• **Problem description**:
Repeat exactly the lines running from the first line of the data to the line containing "const groupColors = ['#3a3858', '#c4a877', '#8c8c8c'];", both ends included, and nothing else; drop the pictures.

• **Data shown**:
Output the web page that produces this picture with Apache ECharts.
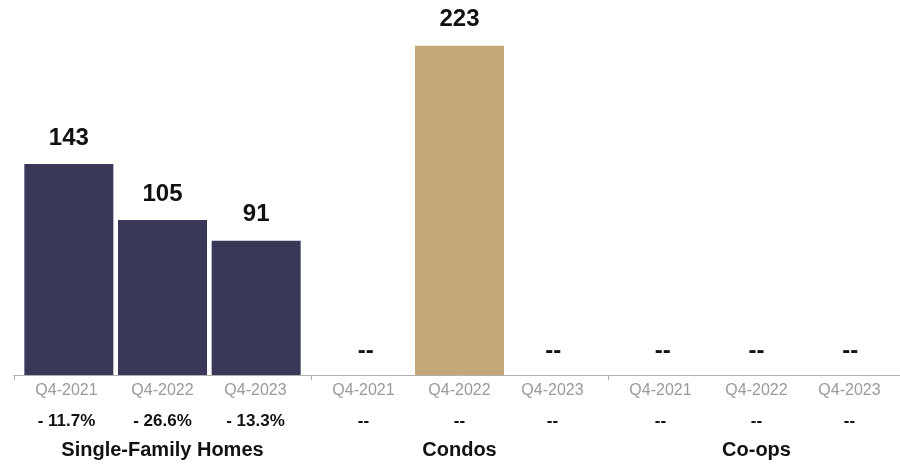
<!DOCTYPE html>
<html>
<head>
<meta charset="utf-8">
<script src="https://cdn.jsdelivr.net/npm/echarts@6/dist/echarts.min.js"></script>
<style>
  html, body { margin: 0; padding: 0; background: #ffffff; }
  #chart { width: 900px; height: 464px; }
</style>
</head>
<body>
<div id="chart"></div>
<script>
// Quarter labels and property groups
const quarters = ['Q4-2021', 'Q4-2022', 'Q4-2023'];
const groups = ['Single-Family Homes', 'Condos', 'Co-ops'];

// Sales counts per group (null = no data)
const singleFamilyValues = [143, 105, 91];
const condoValues = [null, 223, null];
const coopValues = [null, null, null];

// Year-over-year change per group (null = no data)
const singleFamilyChange = ['- 11.7%', '- 26.6%', '- 13.3%'];
const condoChange = [null, null, null];
const coopChange = [null, null, null];

const groupColors = ['#3a3858', '#c4a877', '#8c8c8c'];

const groupValues = [singleFamilyValues, condoValues, coopValues];
const groupChanges = [singleFamilyChange, condoChange, coopChange];

const FONT = '"Liberation Sans", Arial, Helvetica, sans-serif';

// One bar series per quarter position so the bars inside a group sit a little
// closer together than the category slots; missing values get a "--" marker.
const categories = [];
const changeLabels = [];
const seriesData = quarters.map(() => []);
groupValues.forEach((vals, g) => {
  vals.forEach((v, i) => {
    categories.push(quarters[i]);
    changeLabels.push(groupChanges[g][i] == null ? '--' : groupChanges[g][i]);
    quarters.forEach((q, p) => {
      if (p !== i) {
        seriesData[p].push('-');
      } else if (v == null) {
        seriesData[p].push({
          value: 0,
          itemStyle: { color: 'rgba(0,0,0,0)' },
          label: { formatter: '--', distance: 12 }
        });
      } else {
        seriesData[p].push({ value: v, itemStyle: { color: groupColors[g] } });
      }
    });
  });
});

// Label padding that nudges each quarter's text toward the group's centre
const labelPad = [[0, 0, 0, 6], [0, 0, 0, 0], [0, 12, 0, 0]];
const richStyles = {};
labelPad.forEach((pad, p) => {
  richStyles['q' + p] = { fontSize: 16, color: '#9a9a9a', fontFamily: FONT, lineHeight: 20, padding: pad };
  richStyles['p' + p] = { fontSize: 17, color: '#111111', fontWeight: 'bold', fontFamily: FONT, lineHeight: 40, padding: pad };
});

const chart = echarts.init(document.getElementById('chart'), null, { renderer: 'canvas' });

chart.setOption({
  animation: false,
  backgroundColor: '#ffffff',
  grid: {
    left: 14, width: 891, top: 6, bottom: 89,
    containLabel: false,
    outerBoundsMode: 'none'
  },
  xAxis: [
    {
      type: 'category',
      data: categories,
      boundaryGap: true,
      axisLine: { show: true, lineStyle: { color: '#b0b0b0', width: 1 } },
      axisTick: {
        show: true,
        length: 5,
        lineStyle: { color: '#b0b0b0' },
        interval: (index) => index % 3 === 0
      },
      axisLabel: {
        interval: 0,
        margin: 6,
        fontFamily: FONT,
        formatter: (val, idx) => {
          const p = idx % 3;
          return '{q' + p + '|' + val + '}\n{p' + p + '|' + changeLabels[idx] + '}';
        },
        rich: richStyles
      }
    },
    {
      type: 'category',
      data: groups,
      position: 'bottom',
      offset: 65,
      axisLine: { show: false },
      axisTick: { show: false },
      axisLabel: {
        interval: 0,
        margin: 0,
        fontFamily: FONT,
        fontSize: 20,
        fontWeight: 'bold',
        color: '#111111'
      }
    }
  ],
  yAxis: {
    type: 'value',
    min: 0,
    max: 250,
    show: false,
    splitLine: { show: false }
  },
  series: seriesData.map((data, p) => ({
    type: 'bar',
    name: quarters[p],
    xAxisIndex: 0,
    data: data,
    barWidth: 89,
    barGap: '-106%',
    label: {
      show: true,
      position: 'top',
      distance: 14,
      fontFamily: FONT,
      fontSize: 24,
      fontWeight: 'bold',
      color: '#111111'
    }
  }))
});
</script>
</body>
</html>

• **Exercise response**:
Output the web page that produces this picture with Apache ECharts.
<!DOCTYPE html>
<html>
<head>
<meta charset="utf-8">
<script src="https://cdn.jsdelivr.net/npm/echarts@6/dist/echarts.min.js"></script>
<style>
  html, body { margin: 0; padding: 0; background: #ffffff; }
  #chart { width: 900px; height: 464px; }
</style>
</head>
<body>
<div id="chart"></div>
<script>
// Quarter labels and property groups
const quarters = ['Q4-2021', 'Q4-2022', 'Q4-2023'];
const groups = ['Single-Family Homes', 'Condos', 'Co-ops'];

// Sales counts per group (null = no data)
const singleFamilyValues = [143, 105, 91];
const condoValues = [null, 223, null];
const coopValues = [null, null, null];

// Year-over-year change per group (null = no data)
const singleFamilyChange = ['- 11.7%', '- 26.6%', '- 13.3%'];
const condoChange = [null, null, null];
const coopChange = [null, null, null];

const groupColors = ['#3a3858', '#c4a877', '#8c8c8c'];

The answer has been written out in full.